I thought ahead. I knew that if we left at 9:30, we would arrive early enough for lunch. If we packed our lunch, we could leave as late as 11:00 and still arrive on time for the party.
It might have sounded a little more appealing to share a burger with my sister while hanging pennant banners, so I might have been pushing to leave at 9:30…maybe. So we rushed the whole morning to get out the door. I skipped packing lunches because we were pretty good on time and I felt sure we would make it.
We pulled out of the driveway at 10:00.
At about 11:00, we were zooming down the interstate when my tummy started rumbling.
Did I eat breakfast this morning? I had coffee. I KNOW I had my coffee, but did I get breakfast?
A few miles later I realized I really needed to find a pharmacy and get some decongestant. That’s gonna cost us some time.
Gosh, we’re going to get there right at the frantic time. Not really early enough for lunch. I hate to complicate things for them.
“Mommy, are we somewhere where we could stop for me to go potty?”
I could stop at that intersection where there’s a Walgreens, get some medicine and take her to the bathroom…and there’s a Chick-fil-a right there too.
Chick-fil-a…what a dirty, rotten trick to play! Now I’ll need somewhere to hide away. Oh, I’m in love with Chick-fil-a!
And so, ladies and gentlemen, I found myself on March 12, the 70th day of the year, pulling in to the drive through lane and saying “I need two 8 count nuggets….”
100 Day Challenge: Failed.
It doesn’t stop there.
That evening, we enjoyed chinese takeout with the family (acceptable per the arranged rules since we were guests, but still, restaurant food).
The next morning, after the 2 1/2 hour drive home late and losing an hour to Daylight Savings Time, we were due to visit a friend’s church an hour and a half away. My husband would be delivering the sermon (he’s not a preacher, but he’s a good fill-in) so we had to arrive early.
I had no plans for breakfast for my brood so we decided we would stop at the grocery store on the way and buy some muffins or something. As we pulled in to the grocery store parking lot, our car faced the donut shop. My husband and children pleaded that buying muffins at the store was not much better than buying donuts, so I caved.
Pigs-in-a-blanket, glazed, chocolate covered….
Lunch that day was visiting with friends who treated us to a long overdue Mexican feast. Tortillas, hot sauce, and fantastic fajitas! Oh, how I’ve missed thee.

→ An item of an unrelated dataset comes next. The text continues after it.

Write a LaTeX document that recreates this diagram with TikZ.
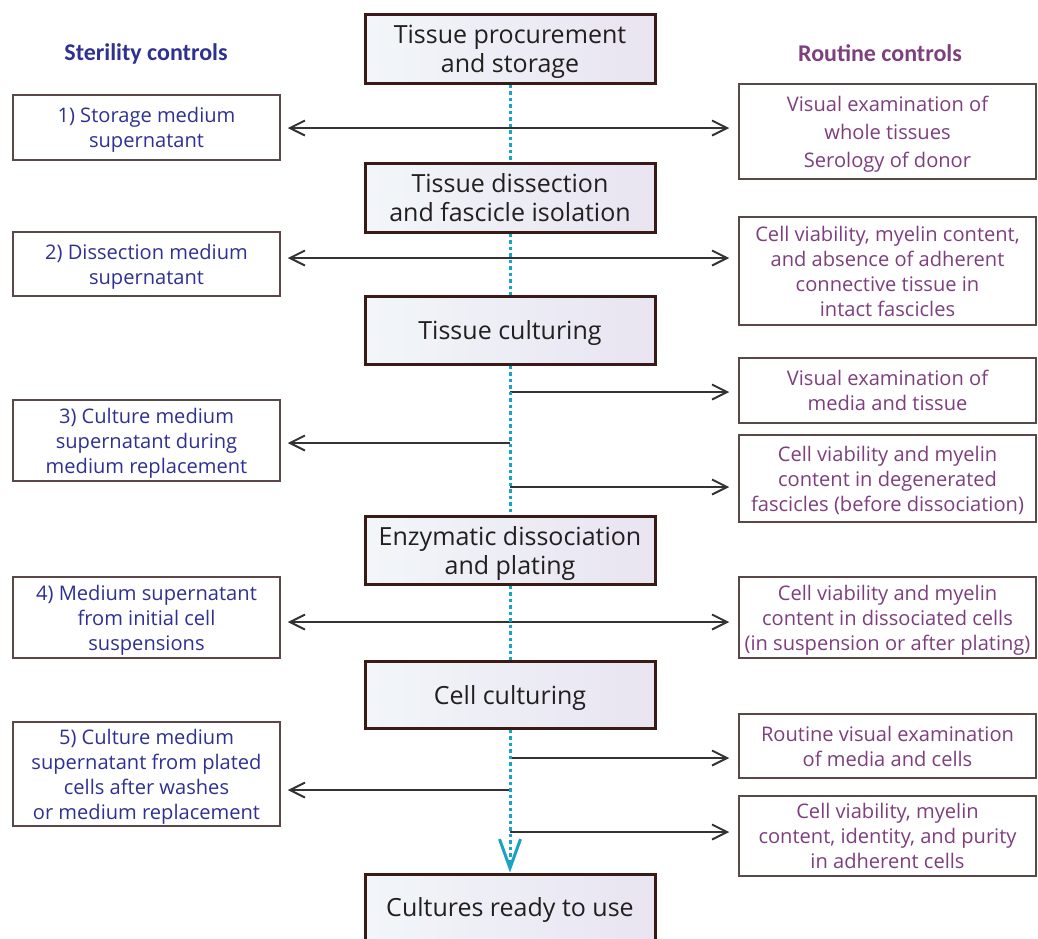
\documentclass[tikz,border=0pt]{standalone}
\usepackage{fontspec}
\setmainfont{Open Sans}
\newfontfamily\headfont{Carlito}
\usetikzlibrary{arrows.meta,positioning}
\definecolor{stageline}{HTML}{3A1A14}
\definecolor{stagetext}{HTML}{231F20}
\definecolor{boxline}{HTML}{5A4848}
\definecolor{sterblue}{HTML}{2E3192}
\definecolor{routpurple}{HTML}{7D3F7D}
\definecolor{arrowgray}{HTML}{333333}
\definecolor{spinecyan}{HTML}{1BA3C6}
\definecolor{shadeleft}{HTML}{F2F6F9}
\definecolor{shaderight}{HTML}{E8E4F1}
\tikzset{
  stagebox/.style={
    rectangle, draw=stageline, line width=3pt,
    left color=shadeleft, middle color=white, right color=shaderight,
    minimum width=290pt, inner sep=2pt, align=center, text depth=0pt,
    text=stagetext, font=\fontsize{25}{29}\selectfont
  },
  sterbox/.style={
    rectangle, draw=boxline, line width=1.5pt, fill=white,
    minimum width=267pt, inner sep=2pt, align=center, text depth=0pt,
    text=sterblue, font=\fontsize{20.1}{25}\selectfont
  },
  routbox/.style={sterbox, minimum width=297pt, text=routpurple},
  headlbl/.style={font=\headfont\bfseries\fontsize{24}{28}\selectfont},
  ctlarrow/.style={-{Straight Barb[length=15pt,width=15pt]}, line width=2pt,
    draw=arrowgray, shorten >=9pt},
  dblarrow/.style={ctlarrow, {Straight Barb[length=15pt,width=15pt]}-{Straight Barb[length=15pt,width=15pt]},
    shorten <=7pt},
  spine/.style={draw=spinecyan, line width=3pt, dash pattern=on 3.5pt off 3pt},
}
\begin{document}
\begin{tikzpicture}[x=1pt, y=-1pt]
  \useasboundingbox (0,0) rectangle (1038,938);

  % column headings
  \node (sterhead) [headlbl, text=sterblue] at (146,54) {Sterility controls};
  \node (routhead) [headlbl, text=routpurple] at (880,53) {Routine controls};

  % processing stages
  \node (proc) [stagebox, minimum height=69pt] at (510,48.5) {Tissue procurement\\and storage};
  \node (dissect) [stagebox, minimum height=69pt] at (510,197.5) {Tissue dissection\\and fascicle isolation};
  \node (tculture) [stagebox, minimum height=68pt] at (510,330) {Tissue culturing};
  \node (enzym) [stagebox, minimum height=68pt] at (510,550) {Enzymatic dissociation\\and plating};
  \node (cculture) [stagebox, minimum height=67pt] at (510,694.5) {Cell culturing};
  \node (ready) [stagebox, minimum height=66pt] at (510,907) {Cultures ready to use};

  % sterility controls
  \node (st1) [sterbox, minimum height=65pt] at (146.5,127.5) {1) Storage medium\\supernatant};
  \node (st2) [sterbox, minimum height=64pt] at (146.5,264) {2) Dissection medium\\supernatant};
  \node (st3) [sterbox, minimum height=81pt] at (146.5,440.5) {3) Culture medium\\supernatant during\\medium replacement};
  \node (st4) [sterbox, minimum height=81pt] at (146.5,617.5) {4) Medium supernatant\\from initial cell\\suspensions};
  \node (st5) [sterbox, minimum height=104pt] at (146.5,774) {5) Culture medium\\supernatant from plated\\cells after washes\\or medium replacement};

  % routine controls
  \node (rc1) [routbox, minimum height=95pt] at (887.5,131.5) {Visual examination of\\[3pt]whole tissues\\[3pt]Serology of donor};
  \node (rc2) [routbox, minimum height=108pt] at (887.5,271) {Cell viability, myelin content,\\and absence of adherent\\connective tissue in\\intact fascicles};
  \node (rc3) [routbox, minimum height=65pt] at (887.5,390.5) {Visual examination of\\media and tissue};
  \node (rc4) [routbox, minimum height=87pt] at (887.5,478.5) {Cell viability and myelin\\content in degenerated\\fascicles (before dissociation)};
  \node (rc5) [routbox, minimum height=81pt] at (887.5,617.5) {Cell viability and myelin\\content in dissociated cells\\(in suspension or after plating)};
  \node (rc6) [routbox, minimum height=64pt] at (887.5,746) {Routine visual examination\\of media and cells};
  \node (rc7) [routbox, minimum height=80pt] at (887.5,836) {Cell viability, myelin\\content, identity, and purity\\in adherent cells};

  % branch points on the spine
  \coordinate (j1) at (510,128);
  \coordinate (j2) at (510,258);
  \coordinate (j3a) at (510,392);
  \coordinate (j3b) at (510,443);
  \coordinate (j3c) at (510,487);
  \coordinate (j4) at (510,622);
  \coordinate (j5a) at (510,758);
  \coordinate (j5b) at (510,790);
  \coordinate (j5c) at (510,832);

  % control arrows
  \draw[dblarrow] (j1 -| st1.east) -- (j1 -| rc1.west);
  \draw[dblarrow] (j2 -| st2.east) -- (j2 -| rc2.west);
  \draw[ctlarrow] (j3a) -- (j3a -| rc3.west);
  \draw[ctlarrow, shorten >=7pt] (j3b) -- (j3b -| st3.east);
  \draw[ctlarrow] (j3c) -- (j3c -| rc4.west);
  \draw[dblarrow] (j4 -| st4.east) -- (j4 -| rc5.west);
  \draw[ctlarrow] (j5a) -- (j5a -| rc6.west);
  \draw[ctlarrow, shorten >=7pt] (j5b) -- (j5b -| st5.east);
  \draw[ctlarrow] (j5c) -- (j5c -| rc7.west);

  % process spine
  \draw[spine] (proc.south) -- (dissect.north);
  \draw[spine] (dissect.south) -- (tculture.north);
  \draw[spine] (tculture.south) -- (enzym.north);
  \draw[spine] (enzym.south) -- (cculture.north);
  \draw[spine, -{Straight Barb[length=29pt,width=21pt]}] (cculture.south) -- (ready.north);
\end{tikzpicture}
\end{document}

Later, after the evening services, we loaded up for our hour and a half trip home. That’s when we realized we were on our own for supper at it was 7:00. My husband pulled in to a Jack-in-the-Box so our kids wouldn’t go to bed without supper. He and I weren’t very hungry (or very tempted by the Jack-in-the-Box faire) so we shared a sandwich.
That’s when I posted a photo of my fast food soda on Instagram and realized that I had eaten restaurant food for the last 5 meals in a row! Major failure, guys. I let you down.
So it turns out it’s pretty hard to go 100 Days with out darkening the door (or drive-through lane) of any restaurants.
After our weekend of catastrophic failure, we got back on the wagon and have continued the plan. We even packed our lunch and started dinner in the crock pot before we went to the mall for the afternoon.
Only 18 Days left in our little adventure.
My husband feels like we’ve learned our lesson and should have ended the challenge at 50 days. I think he’s right, sort of. I’m not really sure that we have learned our lesson. The last 30 days have flown by, which means it’s not really “challenging” for us anymore, I guess. On the other hand, we haven’t experienced the changes I expected.
When we reach day 100, I’ll explain what I mean.
Tell me in the comments, what would you have done in our “failure” situations?
I’m sure there was a better solution, but I sure didn’t see it at the time.